Important Timestamps for Major Segments
- 01:46 — Nicole joins the call and outlines her concerns.
- 02:24 — Nicole describes her son’s behaviors and her initial interventions.
- 04:36 — Dr. Laura inquires about how the son acquires sex toys.
- 08:24 — Dr. Laura checks sex toy store regulations.
- 08:52 — Dr. Laura directs Nicole to contact law enforcement.
- 09:45 — Dr. Laura recommends marriage and family therapy.
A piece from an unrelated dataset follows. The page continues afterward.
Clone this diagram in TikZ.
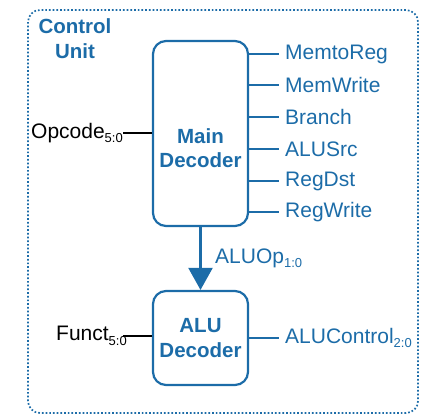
\documentclass[tikz,border=0pt]{standalone}
\usepackage{fontspec}
\setmainfont{Liberation Sans}
\usetikzlibrary{arrows.meta}
\definecolor{cblue}{RGB}{28,108,168}
\newcommand\lowtxt[1]{\raisebox{-0.4ex}{\fontsize{13}{13}\selectfont #1}}
\tikzset{
  x=1pt, y=-1pt,
  decbox/.style={draw=cblue, line width=2.2pt, rounded corners=13pt, minimum width=95pt, align=center, font=\fontsize{20.5}{25}\selectfont\bfseries, text=cblue, inner sep=0pt},
  sig/.style={draw=cblue, line width=1.8pt},
  insig/.style={draw=black, line width=1.8pt},
  outlbl/.style={anchor=west, text=cblue, font=\fontsize{21}{24}\selectfont, inner sep=0pt},
  inlbl/.style={anchor=east, text=black, font=\fontsize{21}{24}\selectfont, inner sep=0pt}
}
\begin{document}
\begin{tikzpicture}
\useasboundingbox (0,0) rectangle (421,416);
\draw[cblue, line width=1.7pt, dotted, rounded corners=12pt] (28,10) rectangle (418,413);
\node[text=cblue, font=\fontsize{20.5}{25}\selectfont\bfseries, align=center] (cu) at (75,39) {Control\\Unit};
\node[decbox, minimum height=185pt] (main) at (200.5,133.5) {};
\node[text=cblue, font=\fontsize{20.5}{24}\selectfont\bfseries, align=center] (mainlbl) at (200.5,148) {Main\\Decoder};
\node[decbox, minimum height=94pt] (alu) at (200.5,338) {ALU\\Decoder};
% outputs
\foreach \nm/\yy in {MemtoReg/54, MemWrite/85, Branch/117, ALUSrc/149, RegDst/181, RegWrite/212}{
  \coordinate (e\nm) at (279,\yy);
  \draw[sig] (main.east |- e\nm) -- (e\nm);
  \node[outlbl] (l\nm) at (285,\yy) {\nm};
}
% opcode
\node[inlbl] (op) at (123,133) {Opcode\lowtxt{5:0}};
\draw[insig] (op.east) -- (main.west |- op.east);
% funct
\node[inlbl] (fn) at (127,336) {Funct\lowtxt{5:0}};
\draw[insig] (fn.east) ++(-4,0) coordinate (fs) -- (alu.west |- fs);
% alu control
\coordinate (ac) at (279,338);
\draw[sig] (alu.east) -- (ac);
\node[outlbl] (lac) at (285,338) {ALUControl\lowtxt{2:0}};
% ALUOp arrow
\draw[cblue, line width=2.2pt, -{Triangle[length=22pt,width=24pt]}] (main.south) -- (alu.north);
\node[outlbl] (aluop) at (215,258) {ALUOp\lowtxt{1:0}};
\end{tikzpicture}
\end{document}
- 10:36 — Dr. Laura sums up her advice and reassures Nicole.
Episode Tone & Takeaways
- Tone: Direct, empathetic, and pragmatic. Dr. Laura is matter-of-fact but supportive, urging action without blame.
- Takeaways:
- Escalating self-soothing behaviors in teens—especially post-divorce—are often a response to unaddressed emotional struggles.
- Parental intervention, while valuable, may not be enough: Professional family counseling is strongly recommended.
- Cut off harmful supply sources (e.g., illegal sales to minors).
- Maintain open communication, but don’t hesitate to involve specialists.
For parents experiencing similar issues:
Seek out therapists trained in family and adolescent dynamics (MFCC), monitor for legal or health risks, and remember not to internalize guilt for the complex, sometimes challenging paths teens may take.